To overcome this I've started creating a tool that wil auto-archive all external links. When a user clicks on a link, a javascript will invoke a tiny service that returns the HTTP status code of the requested page. If the page is not available (returning a 404) the user will be redirected to a web archive. Aim is that the site will eventually run its own webarchive, auto-archiving each newly discovered link.

When directing a user to an archived version of a page, ideally we link to that very version of the page the author had in mind when he created the link. So we need more information than just a hyperlink.
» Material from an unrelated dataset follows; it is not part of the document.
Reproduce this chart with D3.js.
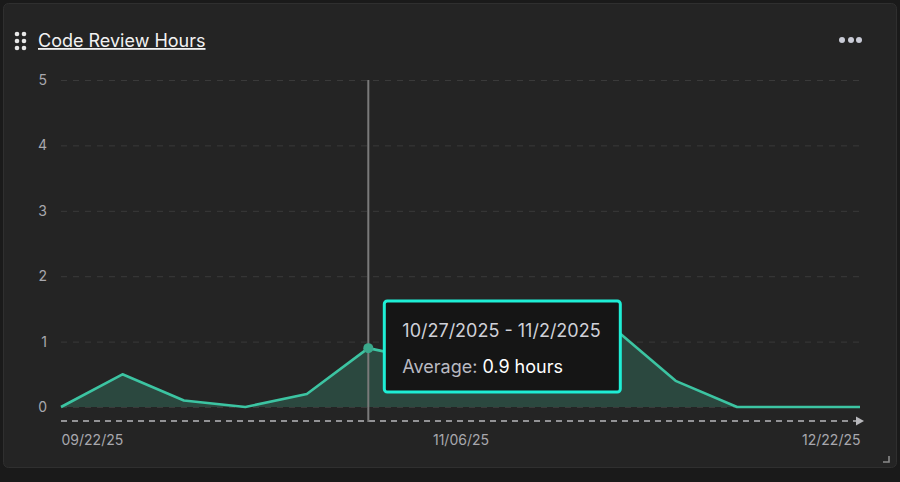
<!DOCTYPE html>
<html><head><meta charset="utf-8">
<script src="https://cdn.jsdelivr.net/npm/d3@7"></script>
<style>
html,body{margin:0;padding:0;background:#1a1a1a;}
svg{display:block;font-family:Inter,"Noto Sans",sans-serif;}
</style></head>
<body>
<svg id="c" width="900" height="482"></svg>
<script>
const weeks = ["2025-09-22","2025-09-29","2025-10-06","2025-10-13","2025-10-20","2025-10-27","2025-11-03","2025-11-10","2025-11-17","2025-11-24","2025-12-01","2025-12-08","2025-12-15","2025-12-22"];
const hours = [0, 0.5, 0.1, 0, 0.2, 0.9, 0.7, 1.1, 1.4, 1.2, 0.4, 0, 0, 0];
const yTicks = [0,1,2,3,4,5];
const xTickLabels = ["09/22/25","11/06/25","12/22/25"];
const title = "Code Review Hours";
const tipIndex = 5;
const tipRange = "10/27/2025 - 11/2/2025";
const tipLabel = "Average: ";
const tipValue = "0.9 hours";

const parse = d3.timeParse("%Y-%m-%d");
const data = weeks.map((w,i)=>({d:parse(w), v:hours[i]}));

const svg = d3.select("#c");
// card
svg.append("rect").attr("x",3.5).attr("y",3.5).attr("width",893).attr("height",464).attr("rx",5)
  .attr("fill","#242424").attr("stroke","#2f2f2f");

// drag handle
const dots = [];
for (let r=0;r<3;r++) for (let c=0;c<2;c++) dots.push([17+c*7, 34+r*7]);
svg.selectAll(".hd").data(dots).join("circle").attr("cx",d=>d[0]).attr("cy",d=>d[1]).attr("r",2.3).attr("fill","#e8e8e8");
// title
svg.append("text").attr("x",38).attr("y",47).attr("fill","#f2f2f2").attr("font-size",18)
  .attr("text-decoration","underline").text(title);
// more dots
svg.selectAll(".md").data([842,851,859]).join("circle").attr("cx",d=>d).attr("cy",40).attr("r",3).attr("fill","#c9cbd6");
// resize corner
svg.append("path").attr("d","M883,462 H889 V456").attr("fill","none").attr("stroke","#8a8a8a").attr("stroke-width",1.6);

const x = d3.scaleTime().domain(d3.extent(data,d=>d.d)).range([61,860]);
const y = d3.scaleLinear().domain([0,5]).range([407,80]);

// gridlines
const grid = svg.append("g").attr("transform","translate(61,0)")
  .call(d3.axisLeft(y).tickValues(yTicks).tickSize(-799).tickFormat(""));
grid.select(".domain").remove();
grid.selectAll("line").attr("stroke","#3a3a3a").attr("stroke-dasharray","6,6");

// y labels
const ya = svg.append("g").attr("transform","translate(47,0)")
  .call(d3.axisLeft(y).tickValues(yTicks).tickSize(0).tickFormat(d3.format("d")));
ya.select(".domain").remove();
ya.selectAll("text").attr("fill","#a8a8ae").attr("font-size",14).attr("font-family","Inter,sans-serif").attr("x",0);

// area & line
const area = d3.area().x(d=>x(d.d)).y0(y(0)).y1(d=>y(d.v));
const line = d3.line().x(d=>x(d.d)).y(d=>y(d.v));
svg.append("path").datum(data).attr("d",area).attr("fill","#2c4b41").attr("fill-opacity",0.95);
svg.append("path").datum(data).attr("d",line).attr("fill","none").attr("stroke","#3cc4a2").attr("stroke-width",2.6).attr("stroke-linejoin","round");

// x axis baseline with arrow
svg.append("line").attr("x1",61).attr("x2",856).attr("y1",421).attr("y2",421)
  .attr("stroke","#b8b8bc").attr("stroke-width",1.5).attr("stroke-dasharray","6,5");
svg.append("path").attr("d","M856,416.5 L864,421 L856,425.5 Z").attr("fill","#b8b8bc");

const [d0,d1] = x.domain();
const mid = new Date((+d0 + +d1)/2);
const xa = svg.append("g").attr("transform","translate(0,430)")
  .call(d3.axisBottom(x).tickValues([d0,mid,d1]).tickSize(0).tickFormat((d,i)=>xTickLabels[i]));
xa.select(".domain").remove();
xa.selectAll("text").attr("fill","#a8a8ae").attr("font-size",14).attr("font-family","Inter,sans-serif")
  .attr("text-anchor",(d,i)=>i===0?"start":i===2?"end":"middle").attr("dy","0.85em");

// crosshair
const tp = data[tipIndex];
svg.append("line").attr("x1",x(tp.d)).attr("x2",x(tp.d)).attr("y1",80).attr("y2",422)
  .attr("stroke","#7a7a7a").attr("stroke-width",2);
svg.append("circle").attr("cx",x(tp.d)).attr("cy",y(tp.v)).attr("r",5).attr("fill","#3aa88b");

// tooltip
const tg = svg.append("g").attr("transform",`translate(${x(tp.d)+16},301)`);
tg.append("rect").attr("x",0).attr("y",0).attr("width",236).attr("height",91).attr("rx",3)
  .attr("fill","#151515").attr("stroke","#1eeed5").attr("stroke-width",3);
tg.append("text").attr("x",18).attr("y",36).attr("fill","#cfd0d8").attr("font-size",18).text(tipRange);
const t2 = tg.append("text").attr("x",18).attr("y",72).attr("font-size",18);
t2.append("tspan").attr("fill","#b9bac2").text(tipLabel);
t2.append("tspan").attr("fill","#ffffff").text(tipValue);
</script>
</body></html>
This issue can be solved by following an approach originally suggested by Ryan Westphal, Herbert Van de Sompel and  Michael L. Nelson in "The mset Attribute". Basically it proposes to enrich hyperlinks with an attribute that provides either temporal context or refers to a specific archived copy or both. Their draft has now been superseeded by the Memento Robust Links specification (Robust Links - Link Decoration, see also Robust Links - Motivation).
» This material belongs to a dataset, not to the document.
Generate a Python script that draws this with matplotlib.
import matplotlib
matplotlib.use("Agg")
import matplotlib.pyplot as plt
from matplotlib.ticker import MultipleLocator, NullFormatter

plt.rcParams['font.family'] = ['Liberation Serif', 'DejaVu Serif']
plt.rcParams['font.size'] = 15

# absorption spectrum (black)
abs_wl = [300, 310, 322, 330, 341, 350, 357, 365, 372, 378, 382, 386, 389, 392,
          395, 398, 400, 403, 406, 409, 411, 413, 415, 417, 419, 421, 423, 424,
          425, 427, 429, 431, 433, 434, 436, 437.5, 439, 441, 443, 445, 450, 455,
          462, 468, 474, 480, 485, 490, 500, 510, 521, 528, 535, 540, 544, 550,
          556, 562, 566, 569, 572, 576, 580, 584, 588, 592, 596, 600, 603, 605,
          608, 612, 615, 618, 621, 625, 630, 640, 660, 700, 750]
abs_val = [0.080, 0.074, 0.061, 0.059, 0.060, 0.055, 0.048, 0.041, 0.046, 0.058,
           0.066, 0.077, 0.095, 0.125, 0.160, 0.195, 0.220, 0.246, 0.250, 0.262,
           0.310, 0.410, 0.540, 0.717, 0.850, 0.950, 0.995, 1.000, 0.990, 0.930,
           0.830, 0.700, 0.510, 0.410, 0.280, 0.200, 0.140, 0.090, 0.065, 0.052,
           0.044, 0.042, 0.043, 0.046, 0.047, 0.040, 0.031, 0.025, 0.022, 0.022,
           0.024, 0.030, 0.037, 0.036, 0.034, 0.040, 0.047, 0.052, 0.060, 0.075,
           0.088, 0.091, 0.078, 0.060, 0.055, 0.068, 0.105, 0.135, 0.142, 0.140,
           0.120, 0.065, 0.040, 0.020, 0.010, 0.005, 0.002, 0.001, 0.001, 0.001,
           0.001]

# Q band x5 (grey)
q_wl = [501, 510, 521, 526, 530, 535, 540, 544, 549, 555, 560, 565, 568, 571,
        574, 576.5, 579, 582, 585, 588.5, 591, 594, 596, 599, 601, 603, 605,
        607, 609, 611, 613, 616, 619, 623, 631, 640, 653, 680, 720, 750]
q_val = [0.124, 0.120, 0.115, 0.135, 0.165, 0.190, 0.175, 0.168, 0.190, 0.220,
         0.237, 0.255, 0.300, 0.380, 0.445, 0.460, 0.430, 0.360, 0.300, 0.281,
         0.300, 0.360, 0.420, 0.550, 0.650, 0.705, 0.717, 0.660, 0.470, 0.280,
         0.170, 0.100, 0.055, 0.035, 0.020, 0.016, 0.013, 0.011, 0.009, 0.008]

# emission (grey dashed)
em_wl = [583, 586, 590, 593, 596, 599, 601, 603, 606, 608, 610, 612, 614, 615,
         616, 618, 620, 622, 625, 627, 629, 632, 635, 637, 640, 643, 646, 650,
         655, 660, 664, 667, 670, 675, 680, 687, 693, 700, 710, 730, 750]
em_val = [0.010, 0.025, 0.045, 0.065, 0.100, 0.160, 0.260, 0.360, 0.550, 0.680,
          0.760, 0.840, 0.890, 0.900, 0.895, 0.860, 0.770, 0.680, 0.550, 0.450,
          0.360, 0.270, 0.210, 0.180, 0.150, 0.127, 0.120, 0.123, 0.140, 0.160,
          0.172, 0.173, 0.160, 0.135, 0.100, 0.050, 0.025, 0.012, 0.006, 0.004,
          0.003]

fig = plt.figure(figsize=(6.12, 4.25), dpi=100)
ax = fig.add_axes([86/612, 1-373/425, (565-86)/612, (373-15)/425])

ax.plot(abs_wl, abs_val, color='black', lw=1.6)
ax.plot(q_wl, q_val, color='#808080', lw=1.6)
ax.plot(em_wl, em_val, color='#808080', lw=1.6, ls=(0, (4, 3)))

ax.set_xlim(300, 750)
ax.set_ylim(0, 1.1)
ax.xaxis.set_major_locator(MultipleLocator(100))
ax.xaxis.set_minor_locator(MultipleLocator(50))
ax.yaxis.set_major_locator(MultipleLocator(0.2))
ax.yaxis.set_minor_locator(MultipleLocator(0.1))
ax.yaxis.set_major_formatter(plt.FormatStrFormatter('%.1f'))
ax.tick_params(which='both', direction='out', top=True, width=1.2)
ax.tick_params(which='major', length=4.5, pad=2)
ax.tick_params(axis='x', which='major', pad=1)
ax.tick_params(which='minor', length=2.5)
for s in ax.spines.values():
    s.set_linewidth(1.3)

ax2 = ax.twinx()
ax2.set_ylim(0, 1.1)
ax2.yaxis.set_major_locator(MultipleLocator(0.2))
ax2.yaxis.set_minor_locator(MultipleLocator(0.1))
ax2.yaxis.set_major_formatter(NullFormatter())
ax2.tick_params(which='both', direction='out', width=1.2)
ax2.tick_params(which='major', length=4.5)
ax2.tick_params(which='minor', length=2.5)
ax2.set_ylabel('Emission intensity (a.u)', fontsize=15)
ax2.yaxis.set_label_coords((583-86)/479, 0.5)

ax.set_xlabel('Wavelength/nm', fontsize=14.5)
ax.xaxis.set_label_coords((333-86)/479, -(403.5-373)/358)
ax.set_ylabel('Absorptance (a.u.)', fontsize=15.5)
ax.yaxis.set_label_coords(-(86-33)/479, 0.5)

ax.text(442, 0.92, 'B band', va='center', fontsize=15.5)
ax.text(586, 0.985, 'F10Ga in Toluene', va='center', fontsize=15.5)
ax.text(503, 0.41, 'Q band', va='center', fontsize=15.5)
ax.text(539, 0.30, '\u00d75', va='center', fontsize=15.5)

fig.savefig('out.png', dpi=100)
A hyperlink following this specification could look like:

<a href="http://www.w3.org/spec.html" data-versiondate="2014-03-17">HTML</a>


<a href="http://www.w3.org/spec.html" data-versiondate="2014-03-17"
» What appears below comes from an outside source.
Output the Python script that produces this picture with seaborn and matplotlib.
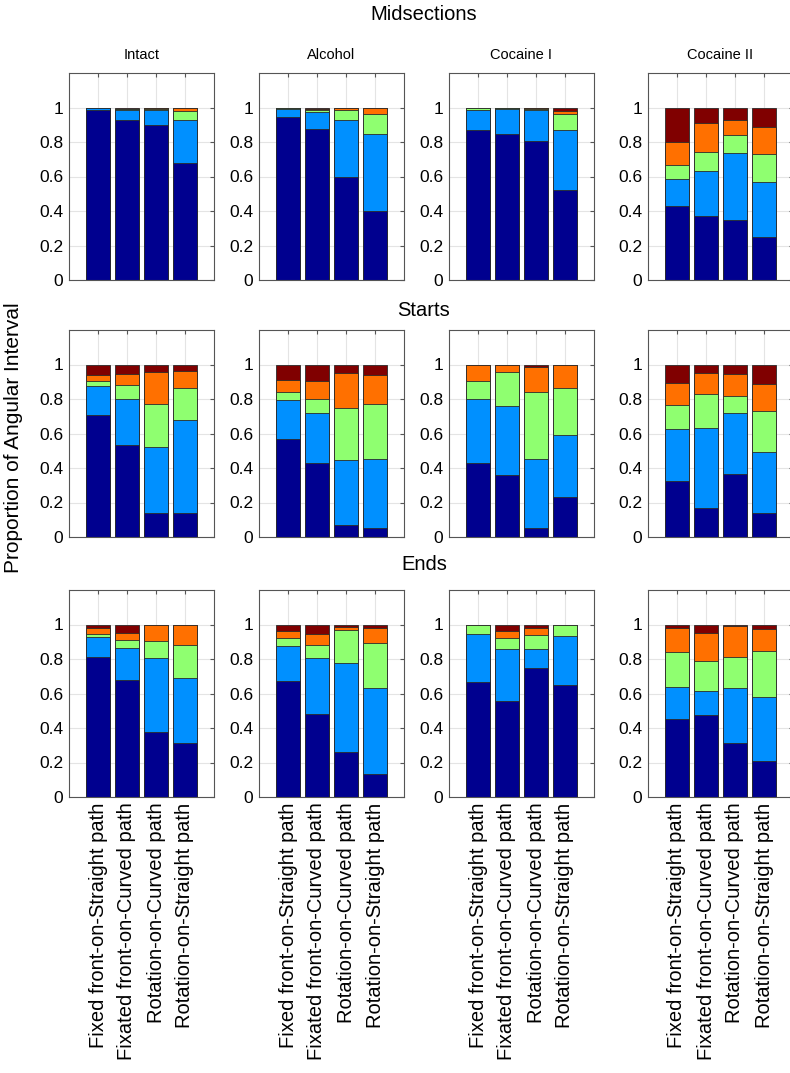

I intend to implement the data-versiondate attribute in the CMS of the website. When a new link is added to a record, the CMS will insert a data-versiondate attribute using the current date.

Update 2015-01-27 17:09 (CET): added the Robust Link specs and changed examples accordingly.

PS: See also the W3.org community on Robustness and Archiving.

zondag 25 januari 2015

Validating warcs?

Recently I started experimenting with Mat Kelly's Chrome extension WARCreate. An excellent idea to have a tool that enables both professional curators and amateur web archivists alike to create WARCs on-the-fly from within a browser.

My first experiments seemed to run fairly well, even better than expected, but the WARC I created from Frankfurter Algemeine couldn't be loaded in my OpenWayback engine. Creating a CDX the tool complained there were invalid characters in the WARC. The resulting cdx-file was empty.

I validated the WARC using the JWAT Tools but the output didn't offer me much more insight. Here is what it returned:

./jwattools.sh test -e 20150123091322216.warc
Showing errors: true
Validate digest: true
Using 1 thread(s).
Output Thread started.
ThreadPool started.
Queued 1 file(s).
ThreadPool shut down.                                              
Output Thread stopped.
# Job summary
GZip files: 0
  +  Arc: 0
  + Warc: 0
 Arc files: 0
Warc files: 1
    Errors: 17
  Warnings: 0
RuntimeErr: 0
   Skipped: 0
      Time: 00:00:05 (5129 ms.)
TotalBytes: 9.9 mb
  AvgBytes: 1.9 mb/s
'WARC-Target-URI' value: 14
Data before WARC version: 1
Empty lines before WARC version: 1
Trailing newlines: 1

I never used the JWAT Tools before but reading about them I noticed it also offers the ability to create cdx-files. To my suprise, this tool did create cdx-file and indeed, now I was able to display Frankfurter Algemeine in Open Wayback. I did contact Mat Kelly about the issue, perhaps it can be fixed. More verbose output from JWAT Tools would also help.